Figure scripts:
######

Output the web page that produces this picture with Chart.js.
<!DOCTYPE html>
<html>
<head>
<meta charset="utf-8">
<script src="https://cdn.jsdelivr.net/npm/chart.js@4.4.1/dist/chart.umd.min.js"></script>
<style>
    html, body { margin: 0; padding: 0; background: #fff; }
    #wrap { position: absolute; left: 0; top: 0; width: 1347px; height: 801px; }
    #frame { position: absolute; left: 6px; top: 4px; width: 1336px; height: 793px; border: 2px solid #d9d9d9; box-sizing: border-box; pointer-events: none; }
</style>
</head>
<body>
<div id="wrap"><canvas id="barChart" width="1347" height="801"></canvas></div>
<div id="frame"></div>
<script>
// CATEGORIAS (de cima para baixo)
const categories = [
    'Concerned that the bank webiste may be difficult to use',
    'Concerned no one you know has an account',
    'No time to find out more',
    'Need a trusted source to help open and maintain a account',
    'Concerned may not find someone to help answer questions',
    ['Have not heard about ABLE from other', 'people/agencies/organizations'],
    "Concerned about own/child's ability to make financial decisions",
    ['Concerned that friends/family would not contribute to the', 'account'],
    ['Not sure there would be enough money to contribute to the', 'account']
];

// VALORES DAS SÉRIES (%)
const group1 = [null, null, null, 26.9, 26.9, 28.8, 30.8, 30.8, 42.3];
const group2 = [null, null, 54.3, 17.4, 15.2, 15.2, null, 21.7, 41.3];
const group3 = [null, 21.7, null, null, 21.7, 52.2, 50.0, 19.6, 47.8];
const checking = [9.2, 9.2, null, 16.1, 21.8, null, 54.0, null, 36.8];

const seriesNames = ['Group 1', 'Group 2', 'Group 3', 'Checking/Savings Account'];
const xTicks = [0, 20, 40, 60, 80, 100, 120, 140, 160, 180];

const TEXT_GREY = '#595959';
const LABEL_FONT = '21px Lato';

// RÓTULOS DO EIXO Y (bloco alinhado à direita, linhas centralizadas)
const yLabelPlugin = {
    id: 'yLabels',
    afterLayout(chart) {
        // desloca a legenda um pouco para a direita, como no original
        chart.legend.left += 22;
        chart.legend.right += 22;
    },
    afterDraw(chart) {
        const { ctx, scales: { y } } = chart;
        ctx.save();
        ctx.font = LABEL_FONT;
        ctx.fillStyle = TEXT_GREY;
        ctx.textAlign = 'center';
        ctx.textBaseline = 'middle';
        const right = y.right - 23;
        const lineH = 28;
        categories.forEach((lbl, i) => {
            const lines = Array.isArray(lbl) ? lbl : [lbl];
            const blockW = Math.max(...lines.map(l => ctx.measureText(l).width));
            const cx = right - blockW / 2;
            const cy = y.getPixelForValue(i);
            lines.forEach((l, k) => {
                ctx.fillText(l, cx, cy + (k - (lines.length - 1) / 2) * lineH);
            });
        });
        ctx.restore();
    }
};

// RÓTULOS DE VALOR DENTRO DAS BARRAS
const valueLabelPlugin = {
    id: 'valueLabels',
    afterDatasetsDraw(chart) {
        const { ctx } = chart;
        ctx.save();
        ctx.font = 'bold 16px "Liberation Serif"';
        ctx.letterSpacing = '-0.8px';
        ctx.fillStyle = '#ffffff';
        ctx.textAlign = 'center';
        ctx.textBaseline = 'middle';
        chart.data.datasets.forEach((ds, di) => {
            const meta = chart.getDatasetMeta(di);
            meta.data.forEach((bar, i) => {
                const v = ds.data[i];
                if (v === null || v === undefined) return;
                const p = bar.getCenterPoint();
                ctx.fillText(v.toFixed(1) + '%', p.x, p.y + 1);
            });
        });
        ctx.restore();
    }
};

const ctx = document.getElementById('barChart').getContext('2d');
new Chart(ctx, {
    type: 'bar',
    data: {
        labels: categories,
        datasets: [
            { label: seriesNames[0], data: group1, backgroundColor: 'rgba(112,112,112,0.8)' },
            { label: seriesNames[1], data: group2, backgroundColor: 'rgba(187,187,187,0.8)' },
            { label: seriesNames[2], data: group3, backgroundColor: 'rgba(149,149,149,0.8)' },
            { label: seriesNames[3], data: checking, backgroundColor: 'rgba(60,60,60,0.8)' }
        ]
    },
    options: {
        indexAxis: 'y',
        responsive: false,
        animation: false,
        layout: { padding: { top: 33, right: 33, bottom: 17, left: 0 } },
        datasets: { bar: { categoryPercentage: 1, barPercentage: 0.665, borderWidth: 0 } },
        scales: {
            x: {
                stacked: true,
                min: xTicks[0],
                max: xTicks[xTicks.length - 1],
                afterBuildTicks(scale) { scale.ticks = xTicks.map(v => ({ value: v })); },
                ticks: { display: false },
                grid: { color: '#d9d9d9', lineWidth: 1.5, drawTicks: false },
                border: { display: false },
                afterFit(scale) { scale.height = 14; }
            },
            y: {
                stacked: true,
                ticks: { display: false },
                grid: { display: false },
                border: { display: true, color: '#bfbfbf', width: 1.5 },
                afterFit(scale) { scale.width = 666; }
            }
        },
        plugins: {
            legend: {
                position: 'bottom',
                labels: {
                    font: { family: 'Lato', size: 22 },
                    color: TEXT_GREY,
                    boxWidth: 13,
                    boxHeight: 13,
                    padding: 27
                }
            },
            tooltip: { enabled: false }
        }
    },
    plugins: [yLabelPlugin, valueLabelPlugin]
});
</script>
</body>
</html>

######

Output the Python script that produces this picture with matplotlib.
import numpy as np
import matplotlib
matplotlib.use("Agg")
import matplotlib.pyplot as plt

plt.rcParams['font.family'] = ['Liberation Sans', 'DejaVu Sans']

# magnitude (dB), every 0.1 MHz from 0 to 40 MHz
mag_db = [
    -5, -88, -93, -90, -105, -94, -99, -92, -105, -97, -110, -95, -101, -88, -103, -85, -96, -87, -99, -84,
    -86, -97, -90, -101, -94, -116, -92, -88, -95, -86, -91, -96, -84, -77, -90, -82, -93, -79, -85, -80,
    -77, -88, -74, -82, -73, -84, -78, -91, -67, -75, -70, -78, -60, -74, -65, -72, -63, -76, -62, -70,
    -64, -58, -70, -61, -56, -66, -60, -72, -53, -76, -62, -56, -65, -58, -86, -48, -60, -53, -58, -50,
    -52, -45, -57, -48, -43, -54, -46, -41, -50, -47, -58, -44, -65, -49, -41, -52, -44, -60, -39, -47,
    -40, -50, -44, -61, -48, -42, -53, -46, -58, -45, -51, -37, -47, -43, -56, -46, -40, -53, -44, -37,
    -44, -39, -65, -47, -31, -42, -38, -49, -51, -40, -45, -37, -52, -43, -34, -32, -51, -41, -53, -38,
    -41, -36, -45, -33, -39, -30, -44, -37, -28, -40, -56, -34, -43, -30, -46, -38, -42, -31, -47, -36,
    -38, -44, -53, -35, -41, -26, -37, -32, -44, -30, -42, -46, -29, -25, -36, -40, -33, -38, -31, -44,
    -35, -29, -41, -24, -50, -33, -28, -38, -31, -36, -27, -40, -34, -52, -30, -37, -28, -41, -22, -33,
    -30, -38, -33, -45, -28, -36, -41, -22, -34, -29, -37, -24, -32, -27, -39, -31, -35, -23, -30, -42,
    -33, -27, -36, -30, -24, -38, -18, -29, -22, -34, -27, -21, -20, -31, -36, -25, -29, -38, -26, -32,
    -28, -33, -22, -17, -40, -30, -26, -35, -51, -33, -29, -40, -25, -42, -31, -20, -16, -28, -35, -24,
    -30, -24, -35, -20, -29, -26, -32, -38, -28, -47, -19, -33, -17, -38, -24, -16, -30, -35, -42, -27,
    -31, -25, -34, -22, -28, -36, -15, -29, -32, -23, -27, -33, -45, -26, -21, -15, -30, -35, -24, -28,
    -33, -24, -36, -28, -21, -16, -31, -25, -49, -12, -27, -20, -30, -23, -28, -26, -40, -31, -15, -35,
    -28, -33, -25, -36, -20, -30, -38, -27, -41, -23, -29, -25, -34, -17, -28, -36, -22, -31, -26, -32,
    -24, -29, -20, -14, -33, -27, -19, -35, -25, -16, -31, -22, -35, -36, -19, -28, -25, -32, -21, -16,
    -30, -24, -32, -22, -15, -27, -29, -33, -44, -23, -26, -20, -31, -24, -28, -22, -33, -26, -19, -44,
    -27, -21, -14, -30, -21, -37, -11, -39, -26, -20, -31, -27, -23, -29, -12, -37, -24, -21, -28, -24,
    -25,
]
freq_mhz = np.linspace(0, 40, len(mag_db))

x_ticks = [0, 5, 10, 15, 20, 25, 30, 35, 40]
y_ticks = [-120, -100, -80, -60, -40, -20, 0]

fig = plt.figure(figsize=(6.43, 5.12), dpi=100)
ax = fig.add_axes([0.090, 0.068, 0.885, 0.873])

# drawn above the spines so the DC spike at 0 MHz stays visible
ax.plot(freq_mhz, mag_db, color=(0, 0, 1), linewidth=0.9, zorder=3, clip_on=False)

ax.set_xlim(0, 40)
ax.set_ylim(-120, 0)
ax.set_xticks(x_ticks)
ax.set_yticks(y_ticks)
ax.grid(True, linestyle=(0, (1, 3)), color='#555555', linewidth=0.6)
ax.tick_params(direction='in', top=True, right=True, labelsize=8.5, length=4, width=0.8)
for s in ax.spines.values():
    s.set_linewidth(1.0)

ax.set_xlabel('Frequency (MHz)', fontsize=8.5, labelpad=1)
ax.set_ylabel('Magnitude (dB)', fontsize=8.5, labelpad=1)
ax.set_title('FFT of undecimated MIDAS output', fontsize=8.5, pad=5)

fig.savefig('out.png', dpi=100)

######

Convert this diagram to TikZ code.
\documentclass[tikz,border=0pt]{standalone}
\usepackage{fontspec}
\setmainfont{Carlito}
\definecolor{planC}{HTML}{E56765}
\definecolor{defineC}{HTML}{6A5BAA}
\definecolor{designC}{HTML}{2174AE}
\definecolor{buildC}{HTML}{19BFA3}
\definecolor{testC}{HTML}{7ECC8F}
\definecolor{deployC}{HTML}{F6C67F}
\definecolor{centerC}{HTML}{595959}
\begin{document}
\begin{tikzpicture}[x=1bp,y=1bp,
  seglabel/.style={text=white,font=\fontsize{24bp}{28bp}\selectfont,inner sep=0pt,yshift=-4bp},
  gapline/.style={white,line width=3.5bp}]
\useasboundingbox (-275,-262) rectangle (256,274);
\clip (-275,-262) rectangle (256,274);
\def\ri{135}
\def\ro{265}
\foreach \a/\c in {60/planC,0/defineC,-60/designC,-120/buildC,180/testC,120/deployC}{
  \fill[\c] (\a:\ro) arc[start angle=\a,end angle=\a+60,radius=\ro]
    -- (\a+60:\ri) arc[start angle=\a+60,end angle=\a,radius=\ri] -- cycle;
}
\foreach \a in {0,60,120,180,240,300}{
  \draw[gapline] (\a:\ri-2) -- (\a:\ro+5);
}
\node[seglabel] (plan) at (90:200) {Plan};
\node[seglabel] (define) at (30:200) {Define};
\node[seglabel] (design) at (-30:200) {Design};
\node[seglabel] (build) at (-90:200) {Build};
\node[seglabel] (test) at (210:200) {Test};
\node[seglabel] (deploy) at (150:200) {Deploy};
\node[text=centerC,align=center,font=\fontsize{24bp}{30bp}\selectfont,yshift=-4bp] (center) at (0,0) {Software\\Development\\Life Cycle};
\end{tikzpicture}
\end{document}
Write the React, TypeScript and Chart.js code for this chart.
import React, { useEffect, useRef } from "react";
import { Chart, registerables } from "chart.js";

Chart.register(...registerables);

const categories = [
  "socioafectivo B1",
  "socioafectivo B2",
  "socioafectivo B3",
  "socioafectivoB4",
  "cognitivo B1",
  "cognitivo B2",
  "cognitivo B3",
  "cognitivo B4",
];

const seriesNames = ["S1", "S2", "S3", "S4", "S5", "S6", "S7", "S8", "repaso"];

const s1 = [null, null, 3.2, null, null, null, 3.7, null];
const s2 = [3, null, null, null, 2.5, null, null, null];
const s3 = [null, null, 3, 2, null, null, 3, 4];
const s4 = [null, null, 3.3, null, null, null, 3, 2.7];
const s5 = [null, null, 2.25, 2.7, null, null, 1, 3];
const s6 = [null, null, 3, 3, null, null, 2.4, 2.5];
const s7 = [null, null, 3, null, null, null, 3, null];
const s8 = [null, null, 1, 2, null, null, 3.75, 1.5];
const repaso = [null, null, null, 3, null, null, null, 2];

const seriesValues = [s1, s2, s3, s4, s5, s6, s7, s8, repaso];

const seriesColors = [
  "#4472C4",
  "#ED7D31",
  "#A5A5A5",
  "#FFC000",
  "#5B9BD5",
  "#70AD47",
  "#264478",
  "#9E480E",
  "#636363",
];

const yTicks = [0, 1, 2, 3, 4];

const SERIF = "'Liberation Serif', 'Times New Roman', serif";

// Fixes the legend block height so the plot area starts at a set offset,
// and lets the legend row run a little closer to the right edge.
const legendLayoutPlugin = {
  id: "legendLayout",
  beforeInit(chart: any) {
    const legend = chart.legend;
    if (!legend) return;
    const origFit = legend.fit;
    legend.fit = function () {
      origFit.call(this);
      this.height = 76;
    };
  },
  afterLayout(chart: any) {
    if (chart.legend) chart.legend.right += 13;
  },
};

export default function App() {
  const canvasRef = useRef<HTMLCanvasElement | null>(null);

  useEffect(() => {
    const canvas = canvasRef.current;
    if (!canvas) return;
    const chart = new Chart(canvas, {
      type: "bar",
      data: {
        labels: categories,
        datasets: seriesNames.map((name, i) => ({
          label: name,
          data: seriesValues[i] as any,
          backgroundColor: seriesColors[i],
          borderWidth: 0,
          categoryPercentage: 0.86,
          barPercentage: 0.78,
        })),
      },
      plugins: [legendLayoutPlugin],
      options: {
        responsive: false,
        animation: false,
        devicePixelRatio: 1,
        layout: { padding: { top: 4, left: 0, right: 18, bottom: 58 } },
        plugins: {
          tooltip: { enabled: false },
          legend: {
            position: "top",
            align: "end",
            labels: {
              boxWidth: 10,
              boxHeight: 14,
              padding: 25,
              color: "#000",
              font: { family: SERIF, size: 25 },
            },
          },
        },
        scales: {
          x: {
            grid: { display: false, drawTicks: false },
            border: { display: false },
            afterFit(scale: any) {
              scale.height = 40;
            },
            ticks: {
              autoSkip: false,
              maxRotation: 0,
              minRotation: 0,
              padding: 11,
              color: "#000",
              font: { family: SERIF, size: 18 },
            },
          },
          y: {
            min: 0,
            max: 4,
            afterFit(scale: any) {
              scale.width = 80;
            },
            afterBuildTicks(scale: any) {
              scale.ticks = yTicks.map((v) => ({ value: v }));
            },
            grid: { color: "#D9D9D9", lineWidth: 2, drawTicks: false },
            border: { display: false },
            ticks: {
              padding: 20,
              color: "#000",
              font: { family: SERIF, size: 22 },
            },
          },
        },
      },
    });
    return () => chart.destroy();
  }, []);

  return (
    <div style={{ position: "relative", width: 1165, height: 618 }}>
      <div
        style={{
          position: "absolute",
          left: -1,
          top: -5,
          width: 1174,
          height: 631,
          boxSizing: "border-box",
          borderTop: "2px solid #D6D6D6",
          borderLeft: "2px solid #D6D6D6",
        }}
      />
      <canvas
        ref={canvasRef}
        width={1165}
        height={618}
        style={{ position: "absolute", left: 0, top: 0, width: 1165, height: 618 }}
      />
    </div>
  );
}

######

Set exercise ▸ Make a copy of each line that contains the string "code".

Reply ▸
Convert this diagram to TikZ code.
Write the React, TypeScript and Chart.js code for this chart.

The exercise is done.